The U.S. Chamber of Commerce is running a grass-roots war room, called TradeRoots, in a windowless second-floor office covered in maps inside its headquarters across from the White House.
The head of that effort, Leslie Schweitzer, who once ran a business in Medellín, said the goal is to “get into local communities to talk about the benefits of trade. We want to translate all the white papers and Washington-speak into something that makes sense to local communities.”
These groups not only have the blessing of but are prodded along by U.S. Trade Representative Susan Schwab, who led the Congressional delegation to Medellín Friday through Sunday.
Schwab, during an interview aboard a military plane on the return trip, said companies such as Caterpillar, John Deere and Sony have a responsibility to their shareholders and workers to make sure they understand the importance of trade agreements and the significance of Colombia.
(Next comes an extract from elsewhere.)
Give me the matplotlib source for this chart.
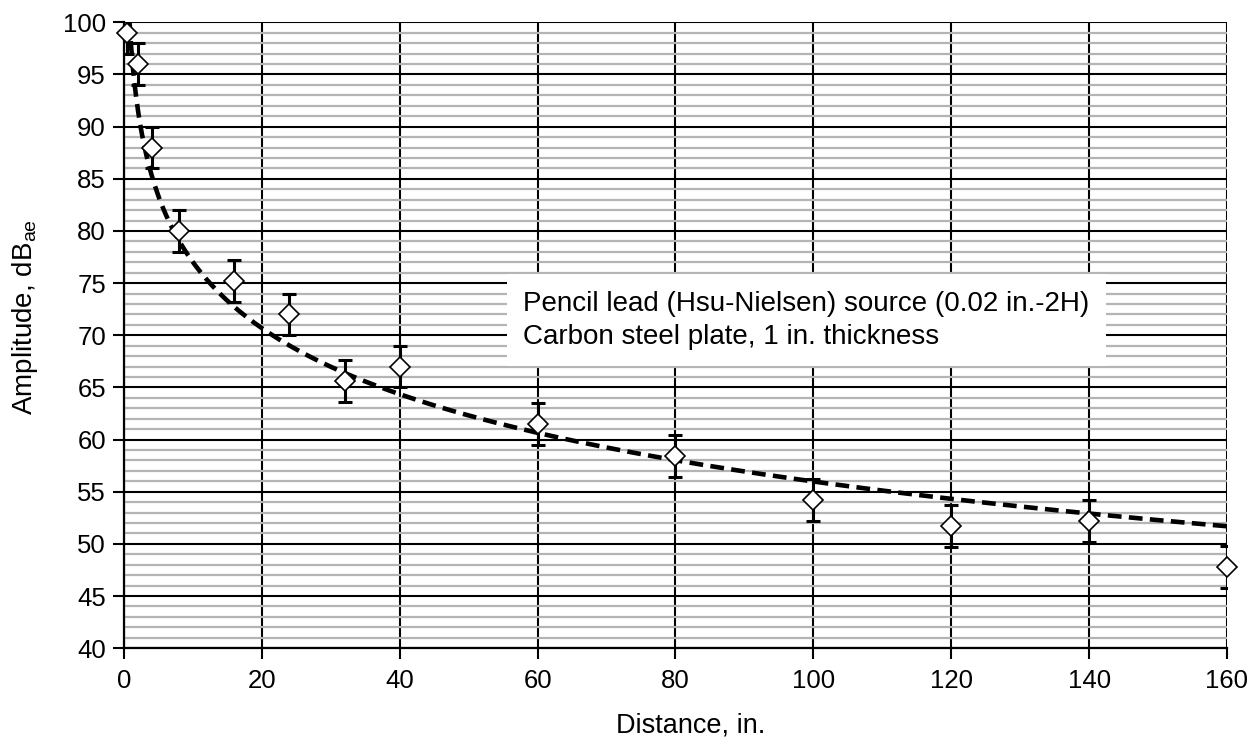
import matplotlib
matplotlib.use('Agg')
import matplotlib.pyplot as plt
from matplotlib.ticker import MultipleLocator
import numpy as np

plt.rcParams['font.family'] = ['Liberation Sans', 'DejaVu Sans']

# ── Data ─────────────────────────────────────────────────────────────────────
distance = [0.4, 2, 4, 8, 16, 24, 32, 40, 60, 80, 100, 120, 140, 160]
amplitude = [99.0, 96.0, 88.0, 80.0, 75.2, 72.0, 65.6, 67.0, 61.5, 58.4, 54.2, 51.7, 52.2, 47.8]
err = [2.0] * len(distance)

note = 'Pencil lead (Hsu-Nielsen) source (0.02 in.-2H)\nCarbon steel plate, 1 in. thickness'

# logarithmic trendline fitted to the points
b, a = np.polyfit(np.log(distance), amplitude, 1)
xf = np.linspace(0.5, 160, 600)
yf = a + b * np.log(xf)

# ── Plot ─────────────────────────────────────────────────────────────────────
fig = plt.figure(figsize=(12.52, 7.45), dpi=100)
ax = fig.add_axes([0.099, 0.130, 0.881, 0.840])

ax.plot(xf, yf, ls=(0, (3, 1.6)), color='black', lw=3.3, zorder=3)
ax.errorbar(distance, amplitude, yerr=err, fmt='none', ecolor='black',
            elinewidth=2.2, capsize=5, capthick=2.2, zorder=4)
ax.plot(distance, amplitude, 'D', ms=10, mfc='white', mec='black', mew=1.2,
        zorder=5, clip_on=False)

ax.set_xlim(0, 160)
ax.set_ylim(40, 100)
ax.xaxis.set_major_locator(MultipleLocator(20))
ax.yaxis.set_major_locator(MultipleLocator(5))
ax.yaxis.set_minor_locator(MultipleLocator(1))

ax.grid(which='minor', axis='y', color='#b4b4b4', lw=1.6, zorder=0)
ax.grid(which='major', axis='both', color='black', lw=1.5, zorder=1)
ax.set_axisbelow(True)

for side in ['top', 'right']:
    ax.spines[side].set_visible(False)
for side in ['left', 'bottom']:
    ax.spines[side].set_linewidth(1.6)

ax.tick_params(axis='both', which='major', labelsize=18.5, length=8, width=1.5, direction='out')
ax.tick_params(axis='y', which='minor', length=0)
ax.tick_params(axis='y', pad=5)
ax.tick_params(axis='x', pad=7)

ax.text(0.514, -0.123, 'Distance, in.', transform=ax.transAxes, fontsize=19.5,
        ha='center', va='center')
ax.text(-0.090, 0.529, 'Amplitude, dB$_{\\mathregular{ae}}$', transform=ax.transAxes,
        fontsize=20, ha='center', va='center', rotation=90)

ax.text(0.362, 0.524, note, transform=ax.transAxes, fontsize=20, linespacing=1.35,
        ha='left', va='center', zorder=6,
        bbox=dict(boxstyle='square,pad=0.6', fc='white', ec='none'))

fig.savefig('out.png', dpi=100)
“If trade works for you, then you need to make sure your communities and Representatives know about it,” she said.
Those businesses face a mountain of lobbying on the other side.
Union groups such as the AFL-CIO and the Teamsters have made stopping the pact with Colombia, a country they say is still filled with violence targeted at labor leaders, an emotional, personal mission.
On a union-sponsored trip to Colombia’s capital of Bogotá in February, the AFL-CIO’s Thea Lee said she witnessed heartbreaking stories.
“People would stand up and tell their story, one after the other, about the challenges of trying to organize a union or bargain for benefits or the kinds of legal obstacles they face,” she said. “They weren’t just stories about violence. The Uribe government is thwarting union organizing in every way.”
Yvette Pena Lopes, a lobbyist for the Teamsters, said it’s personal for a simple reason: “If I was in Colombia, my life and my family’s life could be threatened,” she said. “We are more concerned with this than any other trade agreement because you have human rights concerns. … It’s so outrageous.”